(Instructions for the task): Write out the full listing again, exactly as it stands.
-=-=-=-=-
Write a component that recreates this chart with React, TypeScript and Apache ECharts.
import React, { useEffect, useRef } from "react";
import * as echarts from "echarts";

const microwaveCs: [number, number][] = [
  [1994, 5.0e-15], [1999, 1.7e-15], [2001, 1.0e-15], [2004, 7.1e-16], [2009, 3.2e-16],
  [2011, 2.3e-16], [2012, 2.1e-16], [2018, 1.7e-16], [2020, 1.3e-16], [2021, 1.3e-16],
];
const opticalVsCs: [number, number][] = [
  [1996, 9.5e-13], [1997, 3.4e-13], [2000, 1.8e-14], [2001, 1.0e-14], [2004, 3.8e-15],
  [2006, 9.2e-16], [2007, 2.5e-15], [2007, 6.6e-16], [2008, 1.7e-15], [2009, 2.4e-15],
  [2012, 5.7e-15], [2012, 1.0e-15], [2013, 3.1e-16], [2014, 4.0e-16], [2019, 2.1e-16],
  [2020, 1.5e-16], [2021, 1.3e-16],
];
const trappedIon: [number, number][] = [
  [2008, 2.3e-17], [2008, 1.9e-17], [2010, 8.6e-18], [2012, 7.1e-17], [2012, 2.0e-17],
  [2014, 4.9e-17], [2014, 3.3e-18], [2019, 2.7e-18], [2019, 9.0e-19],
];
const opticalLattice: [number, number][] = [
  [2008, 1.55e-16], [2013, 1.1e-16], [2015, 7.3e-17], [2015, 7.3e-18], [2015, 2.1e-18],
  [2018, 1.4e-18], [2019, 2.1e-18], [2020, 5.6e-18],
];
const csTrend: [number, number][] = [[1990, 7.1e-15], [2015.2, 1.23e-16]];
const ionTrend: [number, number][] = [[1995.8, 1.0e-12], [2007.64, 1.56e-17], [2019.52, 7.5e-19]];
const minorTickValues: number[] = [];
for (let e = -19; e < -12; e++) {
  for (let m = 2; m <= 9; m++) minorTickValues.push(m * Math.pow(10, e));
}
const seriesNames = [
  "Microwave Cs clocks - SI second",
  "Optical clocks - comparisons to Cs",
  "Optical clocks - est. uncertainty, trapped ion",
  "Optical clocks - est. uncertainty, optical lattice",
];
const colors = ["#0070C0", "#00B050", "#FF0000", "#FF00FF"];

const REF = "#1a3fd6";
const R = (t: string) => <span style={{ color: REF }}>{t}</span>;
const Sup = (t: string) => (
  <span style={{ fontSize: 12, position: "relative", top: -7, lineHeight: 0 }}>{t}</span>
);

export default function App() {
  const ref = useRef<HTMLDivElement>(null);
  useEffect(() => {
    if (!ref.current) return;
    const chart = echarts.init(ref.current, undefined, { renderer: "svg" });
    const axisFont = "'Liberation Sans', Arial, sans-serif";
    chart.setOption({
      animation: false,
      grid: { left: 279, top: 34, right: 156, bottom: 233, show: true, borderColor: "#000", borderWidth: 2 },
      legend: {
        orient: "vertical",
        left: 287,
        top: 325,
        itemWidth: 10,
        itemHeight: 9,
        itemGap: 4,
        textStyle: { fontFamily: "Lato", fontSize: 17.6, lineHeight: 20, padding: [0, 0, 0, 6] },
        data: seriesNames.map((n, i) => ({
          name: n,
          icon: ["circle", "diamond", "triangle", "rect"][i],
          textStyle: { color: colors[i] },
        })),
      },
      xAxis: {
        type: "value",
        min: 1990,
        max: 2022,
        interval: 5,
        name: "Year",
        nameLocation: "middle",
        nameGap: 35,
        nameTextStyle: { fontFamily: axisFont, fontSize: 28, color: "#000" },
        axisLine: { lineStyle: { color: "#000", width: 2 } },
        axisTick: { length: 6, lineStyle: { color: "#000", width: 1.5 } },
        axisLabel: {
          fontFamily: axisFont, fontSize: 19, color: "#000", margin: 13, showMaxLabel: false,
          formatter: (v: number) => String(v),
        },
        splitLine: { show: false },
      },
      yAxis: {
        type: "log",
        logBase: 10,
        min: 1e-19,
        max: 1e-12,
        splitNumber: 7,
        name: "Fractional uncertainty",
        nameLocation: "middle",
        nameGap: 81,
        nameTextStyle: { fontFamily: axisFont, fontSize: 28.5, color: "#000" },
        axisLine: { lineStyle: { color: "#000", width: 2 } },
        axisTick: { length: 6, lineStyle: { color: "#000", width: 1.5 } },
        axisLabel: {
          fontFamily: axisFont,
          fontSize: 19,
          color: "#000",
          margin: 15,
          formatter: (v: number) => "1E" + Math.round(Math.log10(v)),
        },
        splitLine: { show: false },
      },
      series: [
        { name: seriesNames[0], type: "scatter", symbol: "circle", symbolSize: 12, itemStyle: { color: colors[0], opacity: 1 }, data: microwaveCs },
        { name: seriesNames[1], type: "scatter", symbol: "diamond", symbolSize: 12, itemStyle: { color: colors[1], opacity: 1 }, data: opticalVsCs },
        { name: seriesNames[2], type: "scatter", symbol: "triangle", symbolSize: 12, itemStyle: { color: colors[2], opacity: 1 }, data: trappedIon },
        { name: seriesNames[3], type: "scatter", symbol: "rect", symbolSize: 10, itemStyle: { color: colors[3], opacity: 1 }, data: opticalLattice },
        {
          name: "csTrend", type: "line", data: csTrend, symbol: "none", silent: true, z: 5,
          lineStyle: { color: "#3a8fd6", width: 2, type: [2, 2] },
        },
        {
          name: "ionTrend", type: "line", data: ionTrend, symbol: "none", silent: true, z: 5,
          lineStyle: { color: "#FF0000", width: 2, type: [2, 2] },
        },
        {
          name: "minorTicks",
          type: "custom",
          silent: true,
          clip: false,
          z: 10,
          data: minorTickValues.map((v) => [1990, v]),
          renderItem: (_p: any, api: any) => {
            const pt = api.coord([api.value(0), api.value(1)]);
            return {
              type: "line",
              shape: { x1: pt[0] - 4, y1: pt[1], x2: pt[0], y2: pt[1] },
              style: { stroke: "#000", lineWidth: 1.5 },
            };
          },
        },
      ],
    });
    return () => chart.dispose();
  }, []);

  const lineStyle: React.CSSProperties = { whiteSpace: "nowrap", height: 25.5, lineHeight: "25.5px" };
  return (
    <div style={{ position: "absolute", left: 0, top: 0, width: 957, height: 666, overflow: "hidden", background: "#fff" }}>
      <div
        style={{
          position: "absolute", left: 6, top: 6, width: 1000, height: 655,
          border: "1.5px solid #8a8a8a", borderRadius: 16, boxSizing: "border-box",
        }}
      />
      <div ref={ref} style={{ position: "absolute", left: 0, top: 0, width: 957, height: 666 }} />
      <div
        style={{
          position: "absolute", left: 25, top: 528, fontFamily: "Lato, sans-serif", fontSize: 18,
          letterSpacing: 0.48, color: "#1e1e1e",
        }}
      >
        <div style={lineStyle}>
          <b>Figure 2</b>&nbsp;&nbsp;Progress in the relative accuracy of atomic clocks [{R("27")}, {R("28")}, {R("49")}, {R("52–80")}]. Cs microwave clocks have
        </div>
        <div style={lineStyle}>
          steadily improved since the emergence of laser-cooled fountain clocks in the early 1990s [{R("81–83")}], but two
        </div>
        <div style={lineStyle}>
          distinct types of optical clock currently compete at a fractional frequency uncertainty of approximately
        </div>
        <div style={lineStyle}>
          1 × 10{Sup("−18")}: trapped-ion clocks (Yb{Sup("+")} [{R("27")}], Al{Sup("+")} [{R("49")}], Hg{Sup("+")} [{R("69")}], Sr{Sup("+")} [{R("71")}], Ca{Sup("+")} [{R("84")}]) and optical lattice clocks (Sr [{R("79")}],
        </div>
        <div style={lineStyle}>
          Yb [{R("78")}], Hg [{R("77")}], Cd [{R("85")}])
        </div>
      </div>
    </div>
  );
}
-=-=-=-=-
(Solved problem):
Write a component that recreates this chart with React, TypeScript and Apache ECharts.
import React, { useEffect, useRef } from "react";
import * as echarts from "echarts";

const microwaveCs: [number, number][] = [
  [1994, 5.0e-15], [1999, 1.7e-15], [2001, 1.0e-15], [2004, 7.1e-16], [2009, 3.2e-16],
  [2011, 2.3e-16], [2012, 2.1e-16], [2018, 1.7e-16], [2020, 1.3e-16], [2021, 1.3e-16],
];
const opticalVsCs: [number, number][] = [
  [1996, 9.5e-13], [1997, 3.4e-13], [2000, 1.8e-14], [2001, 1.0e-14], [2004, 3.8e-15],
  [2006, 9.2e-16], [2007, 2.5e-15], [2007, 6.6e-16], [2008, 1.7e-15], [2009, 2.4e-15],
  [2012, 5.7e-15], [2012, 1.0e-15], [2013, 3.1e-16], [2014, 4.0e-16], [2019, 2.1e-16],
  [2020, 1.5e-16], [2021, 1.3e-16],
];
const trappedIon: [number, number][] = [
  [2008, 2.3e-17], [2008, 1.9e-17], [2010, 8.6e-18], [2012, 7.1e-17], [2012, 2.0e-17],
  [2014, 4.9e-17], [2014, 3.3e-18], [2019, 2.7e-18], [2019, 9.0e-19],
];
const opticalLattice: [number, number][] = [
  [2008, 1.55e-16], [2013, 1.1e-16], [2015, 7.3e-17], [2015, 7.3e-18], [2015, 2.1e-18],
  [2018, 1.4e-18], [2019, 2.1e-18], [2020, 5.6e-18],
];
const csTrend: [number, number][] = [[1990, 7.1e-15], [2015.2, 1.23e-16]];
const ionTrend: [number, number][] = [[1995.8, 1.0e-12], [2007.64, 1.56e-17], [2019.52, 7.5e-19]];
const minorTickValues: number[] = [];
for (let e = -19; e < -12; e++) {
  for (let m = 2; m <= 9; m++) minorTickValues.push(m * Math.pow(10, e));
}
const seriesNames = [
  "Microwave Cs clocks - SI second",
  "Optical clocks - comparisons to Cs",
  "Optical clocks - est. uncertainty, trapped ion",
  "Optical clocks - est. uncertainty, optical lattice",
];
const colors = ["#0070C0", "#00B050", "#FF0000", "#FF00FF"];

const REF = "#1a3fd6";
const R = (t: string) => <span style={{ color: REF }}>{t}</span>;
const Sup = (t: string) => (
  <span style={{ fontSize: 12, position: "relative", top: -7, lineHeight: 0 }}>{t}</span>
);

export default function App() {
  const ref = useRef<HTMLDivElement>(null);
  useEffect(() => {
    if (!ref.current) return;
    const chart = echarts.init(ref.current, undefined, { renderer: "svg" });
    const axisFont = "'Liberation Sans', Arial, sans-serif";
    chart.setOption({
      animation: false,
      grid: { left: 279, top: 34, right: 156, bottom: 233, show: true, borderColor: "#000", borderWidth: 2 },
      legend: {
        orient: "vertical",
        left: 287,
        top: 325,
        itemWidth: 10,
        itemHeight: 9,
        itemGap: 4,
        textStyle: { fontFamily: "Lato", fontSize: 17.6, lineHeight: 20, padding: [0, 0, 0, 6] },
        data: seriesNames.map((n, i) => ({
          name: n,
          icon: ["circle", "diamond", "triangle", "rect"][i],
          textStyle: { color: colors[i] },
        })),
      },
      xAxis: {
        type: "value",
        min: 1990,
        max: 2022,
        interval: 5,
        name: "Year",
        nameLocation: "middle",
        nameGap: 35,
        nameTextStyle: { fontFamily: axisFont, fontSize: 28, color: "#000" },
        axisLine: { lineStyle: { color: "#000", width: 2 } },
        axisTick: { length: 6, lineStyle: { color: "#000", width: 1.5 } },
        axisLabel: {
          fontFamily: axisFont, fontSize: 19, color: "#000", margin: 13, showMaxLabel: false,
          formatter: (v: number) => String(v),
        },
        splitLine: { show: false },
      },
      yAxis: {
        type: "log",
        logBase: 10,
        min: 1e-19,
        max: 1e-12,
        splitNumber: 7,
        name: "Fractional uncertainty",
        nameLocation: "middle",
        nameGap: 81,
        nameTextStyle: { fontFamily: axisFont, fontSize: 28.5, color: "#000" },
        axisLine: { lineStyle: { color: "#000", width: 2 } },
        axisTick: { length: 6, lineStyle: { color: "#000", width: 1.5 } },
        axisLabel: {
          fontFamily: axisFont,
          fontSize: 19,
          color: "#000",
          margin: 15,
          formatter: (v: number) => "1E" + Math.round(Math.log10(v)),
        },
        splitLine: { show: false },
      },
      series: [
        { name: seriesNames[0], type: "scatter", symbol: "circle", symbolSize: 12, itemStyle: { color: colors[0], opacity: 1 }, data: microwaveCs },
        { name: seriesNames[1], type: "scatter", symbol: "diamond", symbolSize: 12, itemStyle: { color: colors[1], opacity: 1 }, data: opticalVsCs },
        { name: seriesNames[2], type: "scatter", symbol: "triangle", symbolSize: 12, itemStyle: { color: colors[2], opacity: 1 }, data: trappedIon },
        { name: seriesNames[3], type: "scatter", symbol: "rect", symbolSize: 10, itemStyle: { color: colors[3], opacity: 1 }, data: opticalLattice },
        {
          name: "csTrend", type: "line", data: csTrend, symbol: "none", silent: true, z: 5,
          lineStyle: { color: "#3a8fd6", width: 2, type: [2, 2] },
        },
        {
          name: "ionTrend", type: "line", data: ionTrend, symbol: "none", silent: true, z: 5,
          lineStyle: { color: "#FF0000", width: 2, type: [2, 2] },
        },
        {
          name: "minorTicks",
          type: "custom",
          silent: true,
          clip: false,
          z: 10,
          data: minorTickValues.map((v) => [1990, v]),
          renderItem: (_p: any, api: any) => {
            const pt = api.coord([api.value(0), api.value(1)]);
            return {
              type: "line",
              shape: { x1: pt[0] - 4, y1: pt[1], x2: pt[0], y2: pt[1] },
              style: { stroke: "#000", lineWidth: 1.5 },
            };
          },
        },
      ],
    });
    return () => chart.dispose();
  }, []);

  const lineStyle: React.CSSProperties = { whiteSpace: "nowrap", height: 25.5, lineHeight: "25.5px" };
  return (
    <div style={{ position: "absolute", left: 0, top: 0, width: 957, height: 666, overflow: "hidden", background: "#fff" }}>
      <div
        style={{
          position: "absolute", left: 6, top: 6, width: 1000, height: 655,
          border: "1.5px solid #8a8a8a", borderRadius: 16, boxSizing: "border-box",
        }}
      />
      <div ref={ref} style={{ position: "absolute", left: 0, top: 0, width: 957, height: 666 }} />
      <div
        style={{
          position: "absolute", left: 25, top: 528, fontFamily: "Lato, sans-serif", fontSize: 18,
          letterSpacing: 0.48, color: "#1e1e1e",
        }}
      >
        <div style={lineStyle}>
          <b>Figure 2</b>&nbsp;&nbsp;Progress in the relative accuracy of atomic clocks [{R("27")}, {R("28")}, {R("49")}, {R("52–80")}]. Cs microwave clocks have
        </div>
        <div style={lineStyle}>
          steadily improved since the emergence of laser-cooled fountain clocks in the early 1990s [{R("81–83")}], but two
        </div>
        <div style={lineStyle}>
          distinct types of optical clock currently compete at a fractional frequency uncertainty of approximately
        </div>
        <div style={lineStyle}>
          1 × 10{Sup("−18")}: trapped-ion clocks (Yb{Sup("+")} [{R("27")}], Al{Sup("+")} [{R("49")}], Hg{Sup("+")} [{R("69")}], Sr{Sup("+")} [{R("71")}], Ca{Sup("+")} [{R("84")}]) and optical lattice clocks (Sr [{R("79")}],
        </div>
        <div style={lineStyle}>
          Yb [{R("78")}], Hg [{R("77")}], Cd [{R("85")}])
        </div>
      </div>
    </div>
  );
}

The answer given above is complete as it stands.